Dramatic lighting on the table for revamped Haig Park

Dramatic lighting on the table for revamped Haig Park

The ACT government is considering dramatic, moody lighting and public art to improve the appeal of Haig Park, as a decision on the redevelopment of the park appears finally to be drawing closer.

A new master plan for the park was prepared in 2012 but to date none of the suggestions to improve public spaces, paths and lighting have been implemented.

Heritage Council chairman David Flannery in Haig Park. The council is considering a new plan to upgrade the park, including removing a small number of trees.

Heritage Council chairman David Flannery in Haig Park. The council is considering a new plan to upgrade the park, including removing a small number of trees.Credit:Elesa Kurtz

Now, design guidelines have been prepared, along with designs for new lighting, and plans to remove a small number of trees to open up the path through the park from Braddon.

Densely planted in 1921 as a wind break, the park is now heritage protected and the Heritage Council is considering the proposals.


The lighting strategy, prepared by Lighting Design Partnership, in Sydney, suggests "dramatic" lighting inside the park to highlight the shapes of trees and shadows and expose the interior of the park to people looking from the edge.

It also suggests feature lighting in different parts of the park to create "texture and interest", highlighting plants, furniture and artwork.

It says Haig Park could be home to artworks, "a gallery in the park", with artworks lit in different colours.

The entrances should be lit also, with "playful" lighting, including "catenary" lights hung from overhead wires and embedded lighting as a "welcome mat" on the ground.

And it suggests overhead lighting for the major paths. The status of the Lighting Design Partnership proposal is unclear.

Heritage Council chairman David Flannery confirmed the council was yet to approve the 2011 draft conservation management plan and was also considering more recent proposals to improve lighting and upgrade footpaths, including the removal of up to four trees.

Haig Park is planted in 14 dense rows of pine trees and cedars.

Mr Flannery said the heritage significance of the park centred on the trees and the council was reluctant to see any removed, but was alert to the issue of safety and the sight lines through the park from the top of Mort Street and the top of Lonsdale Street.

"The government's objective, and it's a good objective, is to try and create better vista and better safety for pedestrians and cyclists as they travel from one side of the park to the other," he said. He was working with the ACT government and the National Capital Authority and hoped for a solution soon.

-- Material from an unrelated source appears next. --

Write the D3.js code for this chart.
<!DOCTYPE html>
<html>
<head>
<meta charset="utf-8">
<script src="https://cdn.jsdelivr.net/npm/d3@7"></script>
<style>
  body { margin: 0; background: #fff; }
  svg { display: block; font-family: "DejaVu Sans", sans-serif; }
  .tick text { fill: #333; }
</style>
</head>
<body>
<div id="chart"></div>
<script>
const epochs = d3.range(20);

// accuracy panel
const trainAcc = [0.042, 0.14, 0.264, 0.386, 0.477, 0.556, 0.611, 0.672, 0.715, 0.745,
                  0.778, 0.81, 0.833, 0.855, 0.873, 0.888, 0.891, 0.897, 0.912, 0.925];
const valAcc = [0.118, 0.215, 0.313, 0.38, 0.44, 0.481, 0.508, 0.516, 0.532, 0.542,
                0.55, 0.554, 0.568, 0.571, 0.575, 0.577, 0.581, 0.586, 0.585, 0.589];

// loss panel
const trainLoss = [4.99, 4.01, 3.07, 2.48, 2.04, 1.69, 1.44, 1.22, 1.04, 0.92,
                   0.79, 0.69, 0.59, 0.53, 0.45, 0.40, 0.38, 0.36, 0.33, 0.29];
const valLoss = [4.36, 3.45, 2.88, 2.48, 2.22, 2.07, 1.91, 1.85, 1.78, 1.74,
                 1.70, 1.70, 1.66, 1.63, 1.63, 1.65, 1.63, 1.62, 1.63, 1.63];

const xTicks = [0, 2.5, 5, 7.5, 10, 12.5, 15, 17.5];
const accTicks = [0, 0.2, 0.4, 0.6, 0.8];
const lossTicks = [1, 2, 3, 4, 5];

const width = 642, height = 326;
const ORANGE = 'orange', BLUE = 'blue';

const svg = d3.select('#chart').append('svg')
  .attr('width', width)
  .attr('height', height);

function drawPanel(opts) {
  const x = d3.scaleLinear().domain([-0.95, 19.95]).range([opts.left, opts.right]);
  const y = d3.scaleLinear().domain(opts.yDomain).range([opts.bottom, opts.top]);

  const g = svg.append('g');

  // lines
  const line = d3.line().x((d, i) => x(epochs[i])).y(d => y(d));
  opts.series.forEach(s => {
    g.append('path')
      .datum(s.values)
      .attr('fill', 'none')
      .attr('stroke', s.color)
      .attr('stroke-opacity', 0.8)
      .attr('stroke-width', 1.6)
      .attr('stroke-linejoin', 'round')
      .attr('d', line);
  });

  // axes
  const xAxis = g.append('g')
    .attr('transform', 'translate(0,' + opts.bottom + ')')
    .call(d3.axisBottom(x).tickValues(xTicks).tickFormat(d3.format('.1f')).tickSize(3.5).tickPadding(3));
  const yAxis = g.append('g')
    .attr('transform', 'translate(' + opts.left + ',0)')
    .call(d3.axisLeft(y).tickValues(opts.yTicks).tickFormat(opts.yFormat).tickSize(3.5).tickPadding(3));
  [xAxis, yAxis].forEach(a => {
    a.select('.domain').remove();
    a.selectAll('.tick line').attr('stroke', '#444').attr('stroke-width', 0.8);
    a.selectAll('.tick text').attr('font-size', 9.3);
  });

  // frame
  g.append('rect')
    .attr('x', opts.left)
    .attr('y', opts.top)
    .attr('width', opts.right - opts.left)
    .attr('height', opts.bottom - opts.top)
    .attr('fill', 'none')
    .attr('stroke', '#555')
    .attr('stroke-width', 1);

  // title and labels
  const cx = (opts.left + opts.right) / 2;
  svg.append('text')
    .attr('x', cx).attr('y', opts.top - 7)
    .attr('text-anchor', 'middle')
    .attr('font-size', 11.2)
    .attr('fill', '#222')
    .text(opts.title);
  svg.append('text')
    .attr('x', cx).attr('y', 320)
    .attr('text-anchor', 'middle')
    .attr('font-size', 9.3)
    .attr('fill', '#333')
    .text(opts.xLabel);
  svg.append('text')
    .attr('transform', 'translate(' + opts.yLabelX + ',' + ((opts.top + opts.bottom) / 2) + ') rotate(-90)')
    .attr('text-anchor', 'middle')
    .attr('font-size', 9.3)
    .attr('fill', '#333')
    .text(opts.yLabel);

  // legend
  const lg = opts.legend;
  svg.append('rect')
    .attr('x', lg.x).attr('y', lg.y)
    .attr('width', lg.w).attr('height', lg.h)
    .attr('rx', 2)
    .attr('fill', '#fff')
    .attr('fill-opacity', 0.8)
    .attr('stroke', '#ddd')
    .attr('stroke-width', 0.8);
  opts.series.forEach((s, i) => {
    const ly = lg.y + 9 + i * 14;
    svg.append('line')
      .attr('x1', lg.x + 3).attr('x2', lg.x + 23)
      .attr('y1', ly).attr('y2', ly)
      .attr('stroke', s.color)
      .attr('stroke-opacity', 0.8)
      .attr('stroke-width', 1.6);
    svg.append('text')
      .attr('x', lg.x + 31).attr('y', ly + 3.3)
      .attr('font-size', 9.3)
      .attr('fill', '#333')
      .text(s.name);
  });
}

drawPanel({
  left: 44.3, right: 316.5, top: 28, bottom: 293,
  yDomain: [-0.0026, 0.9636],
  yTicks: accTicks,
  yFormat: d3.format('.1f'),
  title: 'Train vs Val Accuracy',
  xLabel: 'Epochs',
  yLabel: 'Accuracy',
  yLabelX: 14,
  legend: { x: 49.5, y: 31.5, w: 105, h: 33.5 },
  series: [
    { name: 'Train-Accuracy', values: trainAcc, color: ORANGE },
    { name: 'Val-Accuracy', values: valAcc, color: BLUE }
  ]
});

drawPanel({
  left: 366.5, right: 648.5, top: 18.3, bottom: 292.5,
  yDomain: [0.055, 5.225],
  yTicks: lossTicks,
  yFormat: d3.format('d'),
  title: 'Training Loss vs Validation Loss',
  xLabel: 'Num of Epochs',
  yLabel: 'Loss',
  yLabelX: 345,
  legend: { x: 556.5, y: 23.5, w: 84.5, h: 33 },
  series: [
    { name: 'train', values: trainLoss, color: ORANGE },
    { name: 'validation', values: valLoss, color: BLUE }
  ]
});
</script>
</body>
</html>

Lobby group the Braddon Forum is hoping for funding in the June budget.

Spokesman Peter Conway strongly supports the lighting and development plan and said it would be wonderful to see the park opened up for community events, weddings and other functions.

But he suspected some of the delay was because of indecision about signs.

Named after controversial British WW1 commander Douglas Haig, Mr Conway said signs were to be installed explaining Haig's connection last year, but the wording had "gone through more subcommittees than the Treaty of Versailles".

"It's just taking a long time to come to fruition," he said.

The new draft plan suggests a better paved and lit entrance at the top of Mort Street, two main north-south lit paths through the park plus "secondary paths" made of permeable materials, and opportunities for "small scale transportable commercial activity" along the side of the park on Girrahween Street

The 2012 master plan, still a draft, suggested a "central activity node" in the Braddon section of the park. It recommended two "heritage integrity zones" - one at the Limestone Avenue end of the park and the other adjacent to Northbourne Avenue on the Turner side, where the original planting should be protected and replaced.